• REQUEST
Copy the lines below as they are; omit the images they contain.

• DATA EXCERPT
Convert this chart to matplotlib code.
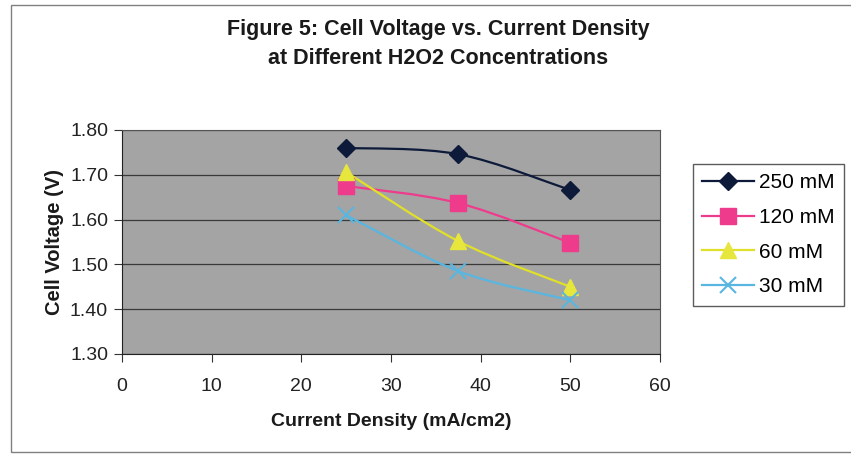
import numpy as np
import matplotlib.pyplot as plt
from matplotlib.path import Path
import matplotlib.patches as mpatches
from matplotlib.lines import Line2D

# current density (mA/cm2)
current = [25, 37.5, 50]
# cell voltage (V) for each H2O2 concentration
v_250 = [1.760, 1.746, 1.666]
v_120 = [1.675, 1.637, 1.548]
v_60 = [1.706, 1.552, 1.450]
v_30 = [1.610, 1.485, 1.420]
labels = ["250 mM", "120 mM", "60 mM", "30 mM"]


def smooth_path(x, y):
    # Excel-like smoothed line: cubic bezier segments (Catmull-Rom tangents)
    x = np.asarray(x, float)
    y = np.asarray(y, float)
    verts = [(x[0], y[0])]
    codes = [Path.MOVETO]
    n = len(x)
    for i in range(n - 1):
        x0, y0 = (x[i - 1], y[i - 1]) if i > 0 else (x[i], y[i])
        x3, y3 = (x[i + 2], y[i + 2]) if i + 2 < n else (x[i + 1], y[i + 1])
        c1 = (x[i] + (x[i + 1] - x0) / 6, y[i] + (y[i + 1] - y0) / 6)
        c2 = (x[i + 1] - (x3 - x[i]) / 6, y[i + 1] - (y3 - y[i]) / 6)
        verts += [c1, c2, (x[i + 1], y[i + 1])]
        codes += [Path.CURVE4] * 3
    return Path(verts, codes)


fig = plt.figure(figsize=(8.51, 4.54), dpi=100)
plt.rcParams['font.family'] = ['Liberation Sans', 'DejaVu Sans']

# outer chart border
fig.patches.append(mpatches.Rectangle((11 / 851, 2 / 454), 1.0, 447 / 454, transform=fig.transFigure,
                                      fill=False, edgecolor='#808080', lw=1.0))

ax = fig.add_axes([122 / 851, 1 - 354 / 454, 538 / 851, 224 / 454])
ax.set_facecolor('#a4a4a4')

series = [
    (v_250, '#0d1a3a', 'D', 9, '#0d1a3a'),
    (v_120, '#ee3b8c', 's', 11, '#ee3b8c'),
    (v_60, '#e0e02a', '^', 12, '#e6e63c'),
    (v_30, '#59b6e0', 'x', 12, '#59b6e0'),
]
handles = []
for (vals, color, mk, ms, mfc), lab in zip(series, labels):
    ax.add_patch(mpatches.PathPatch(smooth_path(current, vals), fill=False, edgecolor=color, lw=1.6, zorder=3))
    ax.plot(current, vals, linestyle='none', marker=mk, ms=ms, color=mfc, mec=mfc,
            mew=1.5 if mk == 'x' else 1, zorder=4)
    handles.append(Line2D([0], [0], color=color, lw=1.6, marker=mk, ms=ms, mfc=mfc, mec=mfc,
                          mew=1.5 if mk == 'x' else 1))

ax.set_xlim(0, 60)
ax.set_ylim(1.30, 1.80)
ax.set_xticks(np.arange(0, 61, 10))
ax.set_yticks(np.arange(1.30, 1.81, 0.10))
ax.set_yticklabels(["%.2f" % v for v in np.arange(1.30, 1.81, 0.10)])
ax.yaxis.grid(True, color='#3a3a3a', lw=0.9)
ax.set_axisbelow(True)
for s in ax.spines.values():
    s.set_color('#555555')
ax.spines['left'].set_color('#222222')
ax.spines['bottom'].set_color('#222222')
ax.tick_params(axis='both', direction='out', length=6, color='#333333', labelsize=14, labelcolor='#222222')
ax.tick_params(axis='x', pad=11)
ax.tick_params(axis='y', pad=4)

ax.set_xlabel("Current Density (mA/cm2)", fontsize=14, fontweight='bold', labelpad=13, color='#1a1a1a')
ax.set_ylabel("Cell Voltage (V)", fontsize=14.5, fontweight='bold', labelpad=4, color='#1a1a1a')
fig.text(0.515, 1 - 44 / 454, "Figure 5: Cell Voltage vs. Current Density\nat Different H2O2 Concentrations",
         ha='center', va='center', fontsize=15.5, fontweight='bold', color='#1a1a1a', linespacing=1.5)

leg = fig.legend(handles=handles, labels=labels, loc='upper left',
                 bbox_to_anchor=(693 / 851, 1 - 164 / 454), frameon=True, fancybox=False,
                 fontsize=15, handlelength=2.5, borderpad=0.45, labelspacing=0.75,
                 handletextpad=0.2, borderaxespad=0)
leg.get_frame().set_edgecolor('#333333')
leg.get_frame().set_linewidth(1.0)

fig.savefig("out.png", dpi=100)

• THE COMPLETED TASK
Convert this chart to matplotlib code.
import numpy as np
import matplotlib.pyplot as plt
from matplotlib.path import Path
import matplotlib.patches as mpatches
from matplotlib.lines import Line2D

# current density (mA/cm2)
current = [25, 37.5, 50]
# cell voltage (V) for each H2O2 concentration
v_250 = [1.760, 1.746, 1.666]
v_120 = [1.675, 1.637, 1.548]
v_60 = [1.706, 1.552, 1.450]
v_30 = [1.610, 1.485, 1.420]
labels = ["250 mM", "120 mM", "60 mM", "30 mM"]


def smooth_path(x, y):
    # Excel-like smoothed line: cubic bezier segments (Catmull-Rom tangents)
    x = np.asarray(x, float)
    y = np.asarray(y, float)
    verts = [(x[0], y[0])]
    codes = [Path.MOVETO]
    n = len(x)
    for i in range(n - 1):
        x0, y0 = (x[i - 1], y[i - 1]) if i > 0 else (x[i], y[i])
        x3, y3 = (x[i + 2], y[i + 2]) if i + 2 < n else (x[i + 1], y[i + 1])
        c1 = (x[i] + (x[i + 1] - x0) / 6, y[i] + (y[i + 1] - y0) / 6)
        c2 = (x[i + 1] - (x3 - x[i]) / 6, y[i + 1] - (y3 - y[i]) / 6)
        verts += [c1, c2, (x[i + 1], y[i + 1])]
        codes += [Path.CURVE4] * 3
    return Path(verts, codes)


fig = plt.figure(figsize=(8.51, 4.54), dpi=100)
plt.rcParams['font.family'] = ['Liberation Sans', 'DejaVu Sans']

# outer chart border
fig.patches.append(mpatches.Rectangle((11 / 851, 2 / 454), 1.0, 447 / 454, transform=fig.transFigure,
                                      fill=False, edgecolor='#808080', lw=1.0))

ax = fig.add_axes([122 / 851, 1 - 354 / 454, 538 / 851, 224 / 454])
ax.set_facecolor('#a4a4a4')

series = [
    (v_250, '#0d1a3a', 'D', 9, '#0d1a3a'),
    (v_120, '#ee3b8c', 's', 11, '#ee3b8c'),
    (v_60, '#e0e02a', '^', 12, '#e6e63c'),
    (v_30, '#59b6e0', 'x', 12, '#59b6e0'),
]
handles = []
for (vals, color, mk, ms, mfc), lab in zip(series, labels):
    ax.add_patch(mpatches.PathPatch(smooth_path(current, vals), fill=False, edgecolor=color, lw=1.6, zorder=3))
    ax.plot(current, vals, linestyle='none', marker=mk, ms=ms, color=mfc, mec=mfc,
            mew=1.5 if mk == 'x' else 1, zorder=4)
    handles.append(Line2D([0], [0], color=color, lw=1.6, marker=mk, ms=ms, mfc=mfc, mec=mfc,
                          mew=1.5 if mk == 'x' else 1))

ax.set_xlim(0, 60)
ax.set_ylim(1.30, 1.80)
ax.set_xticks(np.arange(0, 61, 10))
ax.set_yticks(np.arange(1.30, 1.81, 0.10))
ax.set_yticklabels(["%.2f" % v for v in np.arange(1.30, 1.81, 0.10)])
ax.yaxis.grid(True, color='#3a3a3a', lw=0.9)
ax.set_axisbelow(True)
for s in ax.spines.values():
    s.set_color('#555555')
ax.spines['left'].set_color('#222222')
ax.spines['bottom'].set_color('#222222')
ax.tick_params(axis='both', direction='out', length=6, color='#333333', labelsize=14, labelcolor='#222222')
ax.tick_params(axis='x', pad=11)
ax.tick_params(axis='y', pad=4)

ax.set_xlabel("Current Density (mA/cm2)", fontsize=14, fontweight='bold', labelpad=13, color='#1a1a1a')
ax.set_ylabel("Cell Voltage (V)", fontsize=14.5, fontweight='bold', labelpad=4, color='#1a1a1a')
fig.text(0.515, 1 - 44 / 454, "Figure 5: Cell Voltage vs. Current Density\nat Different H2O2 Concentrations",
         ha='center', va='center', fontsize=15.5, fontweight='bold', color='#1a1a1a', linespacing=1.5)

leg = fig.legend(handles=handles, labels=labels, loc='upper left',
                 bbox_to_anchor=(693 / 851, 1 - 164 / 454), frameon=True, fancybox=False,
                 fontsize=15, handlelength=2.5, borderpad=0.45, labelspacing=0.75,
                 handletextpad=0.2, borderaxespad=0)
leg.get_frame().set_edgecolor('#333333')
leg.get_frame().set_linewidth(1.0)

fig.savefig("out.png", dpi=100)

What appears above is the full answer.